→ **WHAT YOU NEED TO DO**
Pictures in the entries below are to be left out; otherwise, reproduce exactly the lines from the first through the line containing "plt.rcParams['font.family'] = ['Lato', 'DejaVu".

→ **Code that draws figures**
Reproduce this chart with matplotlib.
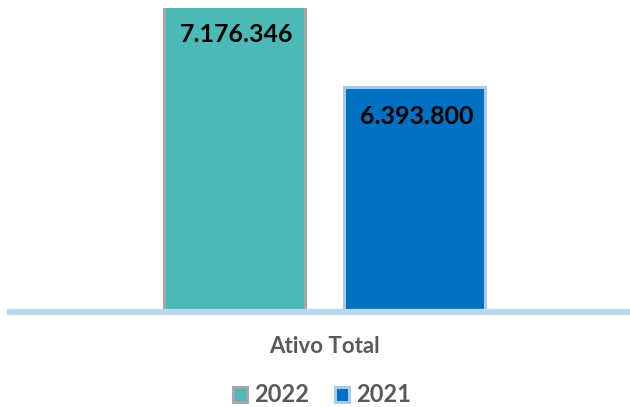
import numpy as np
import matplotlib.pyplot as plt

categories = ['Ativo Total']
years = ['2022', '2021']
values = [7176346, 6393800]
labels = ['7.176.346', '6.393.800']

colors = ['#4AB9B8', '#0070C0']
edges = ['#A6A6A6', '#A9CBEB']

plt.rcParams['font.family'] = ['Lato', 'DejaVu Sans']

fig = plt.figure(figsize=(6.3, 4.07), dpi=100)
ax = fig.add_axes([10 / 630, 1 - 312 / 407, 620 / 630, (312 - 8) / 407])

offsets = [-0.5, 0.5]
bars = []
for off, val, lab, col, ec, yr in zip(offsets, values, labels, colors, edges, years):
    b = ax.bar(off, val, width=0.78, color=col, edgecolor=ec, linewidth=2.2,
               label=yr, zorder=2)
    bars.append(b)
    ax.annotate(lab, (off, val), xytext=(1.5, -21), textcoords='offset points',
                ha='center', va='center', fontsize=18, fontweight='bold',
                color='black', annotation_clip=False)

# y axis does not start at zero in the original, and the tallest bar runs off the top
ax.set_ylim(4240000, 7150000)
ax.set_xlim(-1.747, 1.697)

ax.axhline(4240000, color='#BDD7EE', lw=4.5, zorder=3, clip_on=False)

ax.set_xticks([0])
ax.set_xticklabels(categories, fontsize=16, fontweight='bold', color='#595959')
ax.tick_params(axis='x', length=0, pad=17)
ax.set_yticks([])
for s in ax.spines.values():
    s.set_visible(False)

fig.legend(handles=[b[0] for b in bars], labels=years, loc='center',
           bbox_to_anchor=(322 / 630, 1 - 395 / 407), ncol=2, frameon=False,
           handlelength=0.6, handleheight=0.6, handletextpad=0.3,
           columnspacing=1.1, prop={'size': 17, 'weight': 'bold'},
           labelcolor='#595959')

fig.savefig('out.png', dpi=100)
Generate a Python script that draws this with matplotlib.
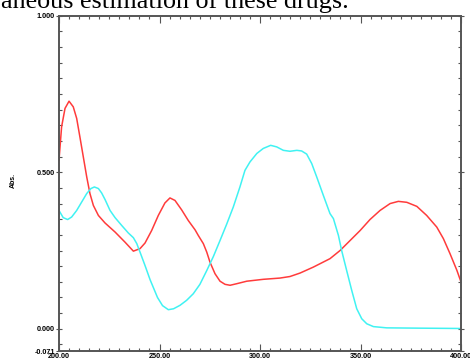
import numpy as np
import matplotlib.pyplot as plt
from matplotlib.ticker import MultipleLocator, FixedLocator

# Spectra (wavelength nm, absorbance)
red_nm = [200, 201.3, 203, 205, 207.1, 208.8, 210.4, 212.1, 213.8, 215.4, 217.1, 219.6,
          222.9, 227.9, 232.8, 237, 240.3, 242.8, 246.1, 249.4, 252.7, 255.2, 257.7,
          261, 264.3, 267.7, 269.3, 271.8, 273.5, 275.1, 277.6, 280.1, 282.6, 285.1,
          288.4, 293.4, 301.6, 309.9, 314.9, 319.9, 326.5, 334.8, 339.8, 344.8,
          349.8, 354.7, 359.7, 364.7, 368.8, 373, 378, 382.9, 387.9, 391.2, 394.5,
          397.9, 400]
red_abs = [0.538, 0.645, 0.704, 0.727, 0.709, 0.672, 0.613, 0.549, 0.485, 0.432, 0.394, 0.362,
           0.338, 0.309, 0.277, 0.248, 0.256, 0.274, 0.314, 0.362, 0.402, 0.418, 0.41,
           0.38, 0.346, 0.316, 0.298, 0.272, 0.245, 0.213, 0.176, 0.152, 0.142, 0.139,
           0.144, 0.152, 0.158, 0.162, 0.167, 0.178, 0.197, 0.224, 0.25, 0.282,
           0.314, 0.349, 0.378, 0.4, 0.407, 0.404, 0.391, 0.362, 0.325, 0.288, 0.24,
           0.187, 0.149]

cyan_nm = [200, 202.1, 204.3, 206.3, 208.8, 211.3, 213.8, 215.9, 217.6, 219.6, 221.2, 222.9,
           225.4, 227.9, 231.2, 234.5, 237, 238.7, 240.3, 242.8, 245.3, 249, 251.5,
           254.4, 257, 260.2, 263.5, 266.8, 270.1, 273.5, 276.8, 280.1, 283.4, 286.7,
           290, 292.5, 295, 298.4, 301.6, 305.3, 308.3, 311.6, 314.9, 318.3, 320.7,
           323.2, 325.7, 328.2, 331.5, 334.8, 336.5, 339, 340.6, 343.1, 345.6, 348.1,
           350.6, 353.1, 356.4, 363, 379.6, 400]
cyan_abs = [0.378, 0.355, 0.349, 0.357, 0.378, 0.405, 0.432, 0.448, 0.453, 0.448, 0.434, 0.413,
            0.378, 0.355, 0.33, 0.306, 0.291, 0.272, 0.245, 0.202, 0.157, 0.1, 0.074,
            0.061, 0.064, 0.075, 0.091, 0.112, 0.142, 0.186, 0.231, 0.282, 0.334, 0.389,
            0.453, 0.506, 0.533, 0.56, 0.576, 0.586, 0.581, 0.57, 0.567, 0.57, 0.568,
            0.558, 0.528, 0.485, 0.426, 0.368, 0.352, 0.298, 0.25, 0.186, 0.123, 0.064,
            0.032, 0.016, 0.007, 0.003, 0.002, 0.001]

x_ticks = [200, 250, 300, 350, 400]
y_ticks = [-0.071, 0.0, 0.5, 1.0]

fig = plt.figure(figsize=(4.70, 3.63), dpi=100)
ax = fig.add_axes([0.1255, 0.033, 0.8555, 0.9237])

ax.plot(red_nm, red_abs, color='#ff3b3b', lw=1.1)
ax.plot(cyan_nm, cyan_abs, color='#40f2f2', lw=1.1)

ax.set_xlim(200, 400)
ax.set_ylim(-0.071, 1.0)

ax.xaxis.set_major_locator(FixedLocator(x_ticks))
ax.xaxis.set_minor_locator(MultipleLocator(5))
ax.yaxis.set_major_locator(FixedLocator(y_ticks))
ax.yaxis.set_minor_locator(FixedLocator(np.arange(-0.05, 1.0, 0.05)))
ax.set_xticklabels([f"{v:.2f}" for v in x_ticks])
ax.set_yticklabels([f"{v:.3f}" for v in y_ticks])

lab_font = dict(family='Liberation Sans', size=5.2, weight='bold')
for t in ax.get_xticklabels() + ax.get_yticklabels():
    t.set_fontproperties(lab_font)

ax.tick_params(axis='x', which='major', direction='in', length=5, width=0.8,
               top=True, bottom=True, pad=1.5, color='#555555')
ax.tick_params(axis='x', which='minor', direction='in', length=2.5, width=0.8,
               top=True, bottom=True, color='#555555')
ax.tick_params(axis='y', which='major', direction='inout', length=4, width=0.8,
               left=True, right=True, pad=1, color='#555555')
ax.tick_params(axis='y', which='minor', direction='in', length=2.5, width=0.8,
               left=True, right=True, color='#555555')

for s in ax.spines.values():
    s.set_color('#555555')
    s.set_linewidth(1.4)

fig.text(0.028, 0.504, "Abs.", rotation=90, ha='center', va='center',
         family='Liberation Sans', size=5, weight='bold')

# caption text cut off at the top of the source image
fig.text(0.002, 0.978, "aneous estimation of these drugs.", ha='left', va='baseline',
         family='Liberation Serif', size=18.8, color='black')

fig.savefig('out.png', dpi=100)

→ **EXERCISE OUTPUT**
Reproduce this chart with matplotlib.
import numpy as np
import matplotlib.pyplot as plt

categories = ['Ativo Total']
years = ['2022', '2021']
values = [7176346, 6393800]
labels = ['7.176.346', '6.393.800']

colors = ['#4AB9B8', '#0070C0']
edges = ['#A6A6A6', '#A9CBEB']

plt.rcParams['font.family'] = ['Lato', 'DejaVu Sans']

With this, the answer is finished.